Distributed tracing with Istio and Jaeger

: August 6th, 2019
: 3 minute read
: Istio Jaeger Kubernetes

So far, we’ve already explored some of the elements Istio provides, such as visualizing our service mesh with Kiali, and monitoring our application metrics with Prometheus and Grafana. In this tutorial, we’ll see how we can use Jaeger with Istio.

Jaeger is a distributed tracing platform. The two keywords are “distributed” and “tracing”. If you work with a distributed system, such as a microservices architecture, you may find out that it’s a pain in the ass to know where an error comes from, certainly if microservices call each other and errors are being propagated. In this case, platforms like Jaeger help, as they provide tracing for those distributed systems.

Kubernetes + Istio + Jaeger

Enabling tracing

By default, tracing with Istio is disabled. You can enable it by passing the tracing.enabled installation option. Istio also supports multiple tracing platforms, such as Jaeger, Zipkin and LightStep [x]PM. To configure the proper platform, you can use the tracing.provider installation option. By default, this is configured to be Jaeger, so we don’t have to do this.

An important thing to note is that Jaeger only uses 1% of the traffic to sample. If you want to increase that amount, you should configure pilot.traceSampling as well.

In this example, I’ll be using the Istio Helm template to configure Istio:

helm template $ISTIO_RELEASE/install/kubernetes/helm/istio/ \
    --name istio \
    --namespace istio-system \
    --set pilot.traceSampling=10 \
    --set tracing.enabled=true > kubefiles/istio.yml

You can find the Helm template within the Istio release folder ($ISTIO_RELEASE). After generating the Kubefile, you can apply it like this:

kubectl apply -f kubefiles/istio.yml

Once you’ve deployed Istio with Jaeger enabled, you can test it out by opening the dashboard. To open the dashboard, let’s port forward it:

kubectl port-forward -n istio-system svc/jaeger-query 16686:16686

After that, you can visit http://localhost:16686 to open the Jaeger dashboard.

Passing the correlation ID

One way to find a correlation between multiple HTTP requests is through the use of a correlation ID. This ID should be passed to all requests, so that the tracing platform knows which requests belong together.

Demonstration of the correlation ID

For Istio to work properly, the following headers should be passed through:

x-request-id
x-b3-traceid
x-b3-spanid
x-b3-parentspanid
x-b3-sampled
x-b3-flags
x-ot-span-context

The Envoy proxy within the Istio sidecar picks up these headers, and passes them to Jaeger.

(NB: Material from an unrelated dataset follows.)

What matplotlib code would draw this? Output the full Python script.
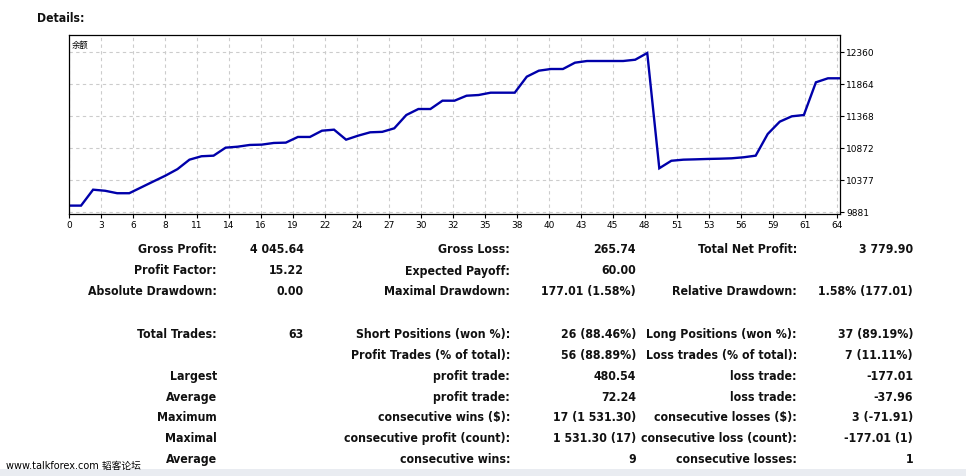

In my case, I have an application where the frontend is hosted on nginx, while the backend is a Spring boot application. So I have to make sure that the headers mentioned here are passed through with nginx.

The solution to that is by enabling proxy_pass_request_headers, for example:

location /movie-quote-service {
    proxy_pass http://movie-quote-service:8080;
    proxy_http_version 1.1;
    proxy_pass_request_headers on;
    rewrite ^/movie-quote-service(.*)$ $1 break;
}

Viewing the traces

Once you’ve made sure that the correlation ID headers are properly passed through by each application/service within your service mesh, you should be ready to see some traces.

First, let’s generate some traffic. In my Istio setup, I’ve configured pilot.sampleTracing to be 10, which means that I need to fire at least 10 calls (100 / 10 = 10)

So open the Jaeger dashboard again, and now you should be able to see two services in the left sidebar. One should be jaeger-query, while the other should be your application traces.

When you select your application and click the Find traces button, you should be able to see the sampled requests. Once you click on one of these, you can see how it correlates to other requests being made. For example:

Jaeger trace timeline

Additionally, if you click the Trace Timeline dropdown at the top right, and click the Trace Graph option, you can see a graph to how your services are connected.

Jaeger Trace Graph

In my case, you can see that the movie-quote-consumer calls the movie-quote-service. But there you have it, you’re now able to see which calls are being made under the hood, and how long each call takes. This allows you to detect failures or performance issues.